Te Haumihiata Mason |
Beryl Te Haumihiata Mason is a New Zealand linguist, translator, lecturer and tutor of te reo Māori. In 2023, Mason was appointed an Officer of the New Zealand Order of Merit for services to Māori language education.
Mason affiliates to Ngāi Tūhoe, Ngāti Pango, and Te Arawa iwi. She was born and grew up Ruatoki, in an isolated community where only te reo Māori was spoken. She was the third of eight children, and after contracting tuberculosis was sent to be looked after by her grandmother, Pihitahi Trainor.[1] Mason's father moved the family to Whakatāne when she was nine, and she and her siblings had to learn English. Mason left school at the age of 15, and worked delivering telegrams by bicycle in Whakatāne. She later worked for the Post Office in Wellington, and trained as a telegraph operator there. She moved to Tokoroa with her husband and children, still working for the Post Office there.
When she was in her thirties, mentor Timoti Kāretu persuaded Mason to go to university, and she earned a Bachelor of Arts in education and te reo Māori from the University of Waikato. Mason joined the faculty of the university in 1989, where she lectured in the Māori Department until 1995. Mason also worked at the Māori Language Commission periodically.
Mason translated Shakespeare's Troilus and Cressida which was performed at Shakespeare's Globe in London in 2012.[2] Her translation of Romeo and Juliet was published in 2023 by Auckland University Press.
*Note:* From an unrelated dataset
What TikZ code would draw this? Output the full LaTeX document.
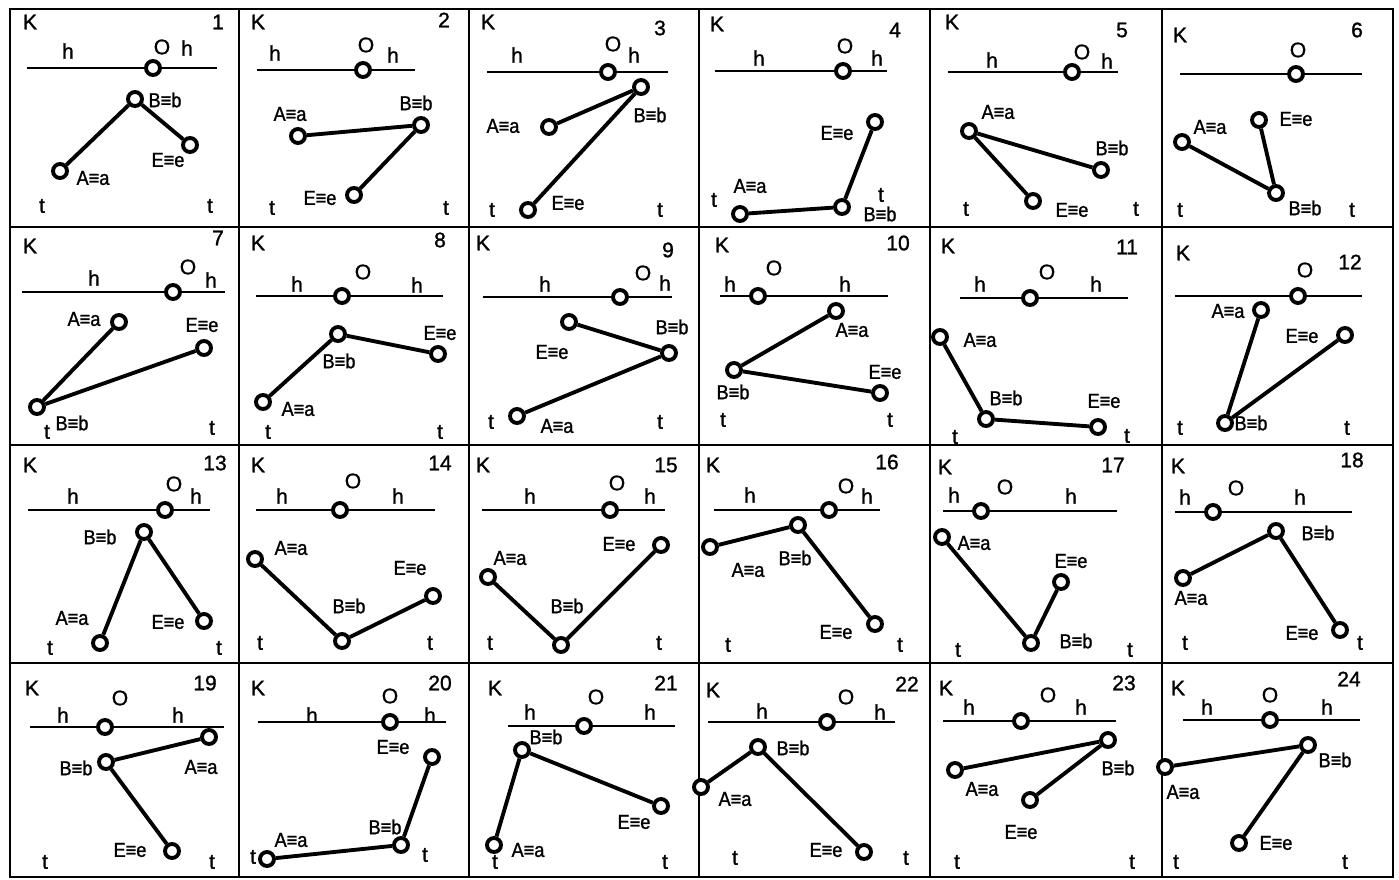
\documentclass[tikz,border=0pt]{standalone}
\usepackage{fontspec}
\setmainfont{Liberation Sans}
\newfontfamily\scanfont[FakeBold=1.2]{Liberation Sans}
\newfontfamily\narrowfont[FakeStretch=0.9, FakeBold=1.2]{Liberation Sans}

\begin{document}
\begin{tikzpicture}[
    x=0.02cm, y=-0.02cm,
    frame/.style={line width=1.3pt},
    hline/.style={line width=1.4pt},
    seg/.style={line width=2.2pt},
    pt/.style={circle, draw, fill=white, line width=2.2pt, inner sep=0pt,
               minimum size=0.28cm},
    tx/.style={inner sep=0pt, font=\scanfont\fontsize{12}{14}\selectfont},
    lb/.style={inner sep=0pt, font=\narrowfont\fontsize{11.5}{13}\selectfont}
  ]
  \useasboundingbox (0,0) rectangle (1399,879);

  % Table grid
  \draw[frame] (10,9) rectangle (1393,877);
  \foreach \x in {239,469,699,930,1162}
    \draw[frame] (\x,9) -- (\x,877);
  \foreach \y in {227,445,663}
    \draw[frame] (10,\y) -- (1393,\y);

  % K and task number
  \foreach \n/\kx/\ky/\nx/\ny in {
    1/30/22/218/22, 2/258/22/444/20, 3/488/22/660/28, 4/717/24/895/30,
    5/952/22/1122/30, 6/1180/35/1357/30,
    7/30/246/218/238, 8/258/243/440/240, 9/483/243/668/250,
    10/722/245/898/243, 11/948/246/1127/247, 12/1183/253/1350/262,
    13/30/465/215/463, 14/258/465/440/463, 15/483/465/666/465,
    16/713/465/887/462, 17/945/467/1113/465, 18/1178/466/1352/460,
    19/32/688/205/683, 20/258/688/440/683, 21/495/688/666/683,
    22/713/690/907/684, 23/946/688/1124/683, 24/1178/688/1349/679} {
    \node[tx] (k\n) at (\kx,\ky) {K};
    \node[tx] (n\n) at (\nx,\ny) {\n};
  }

  % Horizon h-h with point O
  \foreach \n/\xa/\xb/\y/\ox/\lx/\ly in {
    1/27/217/68/153/162/47, 2/257/415/70/363/366/45,
    3/487/668/72/608/613/44, 4/715/887/71/843/845/46,
    5/948/1118/72/1072/1082/52, 6/1180/1362/74/1296/1298/50,
    7/22/225/292/173/188/267, 8/256/443/296/342/363/272,
    9/483/672/297/620/643/273, 10/720/888/296/758/774/268,
    11/960/1128/298/1030/1047/272, 12/1175/1362/296/1298/1305/270,
    13/28/210/510/165/174/484, 14/256/435/510/340/353/481,
    15/482/665/510/610/617/483, 16/714/880/510/829/846/486,
    17/943/1117/511/981/1005/487, 18/1175/1352/512/1213/1236/488,
    19/30/224/727/105/120/698, 20/258/446/722/390/390/696,
    21/508/675/726/584/596/697, 22/708/895/722/827/846/697,
    23/943/1116/721/1021/1048/695, 24/1183/1360/720/1270/1270/695} {
    \coordinate (hl\n) at (\xa,\y);
    \coordinate (hr\n) at (\xb,\y);
    \draw[hline] (hl\n) -- (hr\n);
    \node[pt] (O\n) at (\ox,\y) {};
    \node[tx] (o\n) at (\lx,\ly) {O};
  }

  % h labels
  \foreach \x/\y [count=\i] in {
    68/51, 187/48, 275/53, 393/55, 517/55, 634/55, 759/58, 877/58,
    992/60, 1107/61, 94/278, 211/280, 297/284, 417/285, 545/284, 665/283,
    730/284, 845/284, 980/284, 1096/284, 73/496, 196/496, 282/496, 398/496,
    530/496, 650/496, 750/495, 867/496, 954/495, 1071/496, 1185/497, 1300/497,
    63/715, 178/715, 312/715, 430/715, 530/712, 650/712, 762/711, 880/712,
    969/707, 1081/707, 1207/707, 1327/707}
    \node[tx] (h\i) at (\x,\y) {h};

  % Points A, B, E and the two links
  \foreach \n/\ax/\ay/\bx/\by/\ex/\ey/\hub in {
    1/60/171/135/99/190/145/B, 2/298/136/421/125/354/195/B,
    3/549/127/641/87/528/210/B, 4/740/214/842/207/875/122/B,
    5/969/131/1101/170/1033/201/A, 6/1182/142/1276/193/1259/120/B,
    7/119/322/37/407/204/348/B, 8/263/402/338/334/438/354/B,
    9/517/416/669/353/569/322/B, 10/836/311/734/370/880/393/B,
    11/940/337/986/419/1098/427/B, 12/1261/310/1225/423/1345/335/B,
    13/100/643/144/532/204/621/B, 14/255/559/342/641/433/596/B,
    15/488/577/561/645/661/545/B, 16/710/547/798/525/875/624/B,
    17/942/537/1031/643/1061/582/B, 18/1183/578/1276/531/1340/630/B,
    19/209/737/106/762/172/851/B, 20/267/859/401/845/432/757/B,
    21/494/845/522/750/661/806/B, 22/701/787/758/747/864/852/B,
    23/955/770/1108/740/1030/800/B, 24/1165/767/1308/745/1239/843/B} {
    \node[pt] (A\n) at (\ax,\ay) {};
    \node[pt] (B\n) at (\bx,\by) {};
    \node[pt] (E\n) at (\ex,\ey) {};
    \draw[seg] (A\n) -- (B\n);
    \draw[seg] (E\n) -- (\hub\n);
  }

  % Point labels
  \foreach \n/\ax/\ay/\bx/\by/\ex/\ey in {
    1/93/178/165/100/168/160, 2/290/114/416/103/320/198,
    3/503/126/650/115/568/203, 4/750/186/880/214/837/133,
    5/998/112/1112/148/1072/210, 6/1210/127/1305/208/1296/119,
    7/84/319/72/423/202/325, 8/298/409/339/361/440/333,
    9/557/426/672/327/552/352, 10/852/330/733/392/885/372,
    11/980/340/1006/398/1104/401, 12/1228/311/1251/423/1302/336,
    13/72/618/100/537/168/622, 14/291/548/349/606/410/568,
    15/510/558/567/606/619/544, 16/748/570/795/558/836/632,
    17/974/543/1076/641/1071/561, 18/1191/598/1318/533/1302/633,
    19/201/767/76/768/130/850, 20/291/840/385/827/393/747,
    21/528/850/546/737/634/822, 22/735/799/793/748/826/850,
    23/982/789/1118/768/1021/832, 24/1183/792/1335/760/1276/843} {
    \node[lb] (a\n) at (\ax,\ay) {A≡a};
    \node[lb] (b\n) at (\bx,\by) {B≡b};
    \node[lb] (e\n) at (\ex,\ey) {E≡e};
  }

  % t marks
  \foreach \x/\y [count=\i] in {
    42/206, 210/206, 272/208, 446/208, 492/210, 660/210, 714/200, 881/195,
    966/209, 1136/209, 1180/210, 1352/210, 47/432, 212/428, 268/432, 440/432,
    491/422, 660/422, 723/420, 890/420, 955/437, 1127/436, 1180/428, 1347/428,
    50/648, 219/648, 260/643, 430/643, 490/643, 659/643, 728/645, 900/645,
    958/650, 1130/650, 1185/643, 1360/643, 45/862, 212/862, 253/857, 425/855,
    495/862, 665/862, 735/858, 906/858, 957/862, 1132/862, 1176/862, 1345/862}
    \node[tx] (t\i) at (\x,\y) {t};
\end{tikzpicture}
\end{document}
Mason translated the Anne Frank's Diary of a Young Girl after an audience member at a touring exhibition asked Anne Frank New Zealand chairman Boyd Klap if the book was available in te reo Māori. Klap the proceeded to secure the rights and funding to translate the work, and the translation was published in 2019.[3] [4]
Mason was the Māori language consultant on the feature film Muru, about the 2007 police raids on Urewera.[5]
In the 2023 New Year Honours, Mason was appointed an Officer of the New Zealand Order of Merit for services to Māori language education.[6]